衆議院文部科学委員会速記録(議事速報)抜粋

平成17年2月23日

○達増委員 では、次に国立大学法人の授業料値上げ問題について伺います。

 国立大学が国立大学法人になりまして、それで国会審議の際に、法人化してしまったら急に授業料値上げとかなるんじゃないかというような指摘もありました。これに対しては、おととしの参議院文教科学委員会で、遠山当時文科大臣が次のように答弁しています。「私としては、学生にとって今回の法人化によって授業料が高くなったり利用しにくくなったりということは、これは絶対避けなくてはいけないと思っています。」と。「絶対避けなくてはいけない」と遠山文科大臣が答弁している授業料の値上げが、何か突如起きてしまう。年額五十二万八百円から五十三万五千八百円、一万五千円の値上げであります。
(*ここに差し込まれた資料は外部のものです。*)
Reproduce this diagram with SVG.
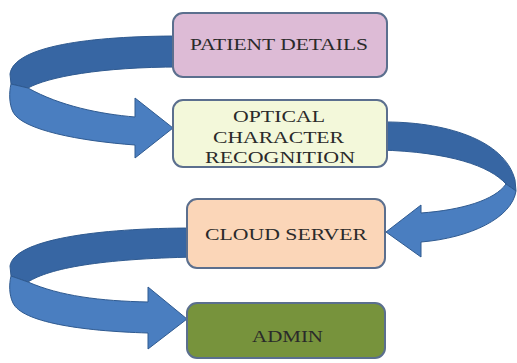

 これは、国立大学法人への運営費交付金が削減され、その分授業料値上げ、というか、大学が授業料を値上げするということで運営費交付金を削減するというか、その辺はあうんの呼吸で行われる中、我慢して授業料を上げないところも幾つかあるようですけれども、ほとんどの国立大学法人が一万五千円ずつ一律に授業料を上げる。これはやはり、国立大学法人制度を導入する際に、まず基本的に、政府としては絶対やりませんと言っていたことをやっちゃっていることにはならないんでしょうか。

○中山国務大臣 国立大学の授業料標準額につきましては、従来から、高等教育の機会提供という国立大学の役割等を踏まえつつ、大学教育を受ける者と受けない者との公平の観点、あるいは私立大学の授業料の水準など、社会経済情勢を総合的に勘案いたしまして、結果としてほぼ二年ごとに改定を行ってきたところでございます。

 今回、十七年度からの授業料標準額を改定することとしておりますが、これは、これまでの経緯を踏まえまして、私立大学の授業料の状況等を考慮したものでございまして、適正な水準の範囲内にあるものと認識しておりまして、法人化を契機に授業料改定が大幅なものになったということではないと考えております。

 国立大学法人法の審議の際の遠山文部科学大臣の国会答弁は、法人化によって授業料の大幅な値上げとなることは避けることが望ましいという趣旨の発言、このように理解しておりまして、今回の授業料標準額の改定は、この答弁の趣旨に反するものではないと考えております。

○達増委員 義務教育国庫負担制度問題もそうですけれども、政府の中に二枚舌があってはならないと思うんですよね。負担はふやさない、また、国がきちっと負担すべきところは国が負担するという、そうならきちっとすべきであって、そう言っている一方で、そうじゃないことをしてみたりといかいうのは、これは教育上よろしくないことですし、憲法のもとで国としても非常にこれはよくないことだと思います。

 特に、日本は大学にお金がかかり過ぎる、個人負担が多過ぎる、公的な高等教育への支援が他の諸外国に比べても見劣りしているのが現状でありますし、奨学金にしても、五十万以上になってしまいますと、学費だけで奨学金も吹っ飛ぶくらいの奨学金しか今もらえていないのが実情なわけですから、まだ予算の方は可決していないわけでありまして、この問題については、予算の問題も含めて、まだまだここはあきらめずに取り組んでいきたいと思います。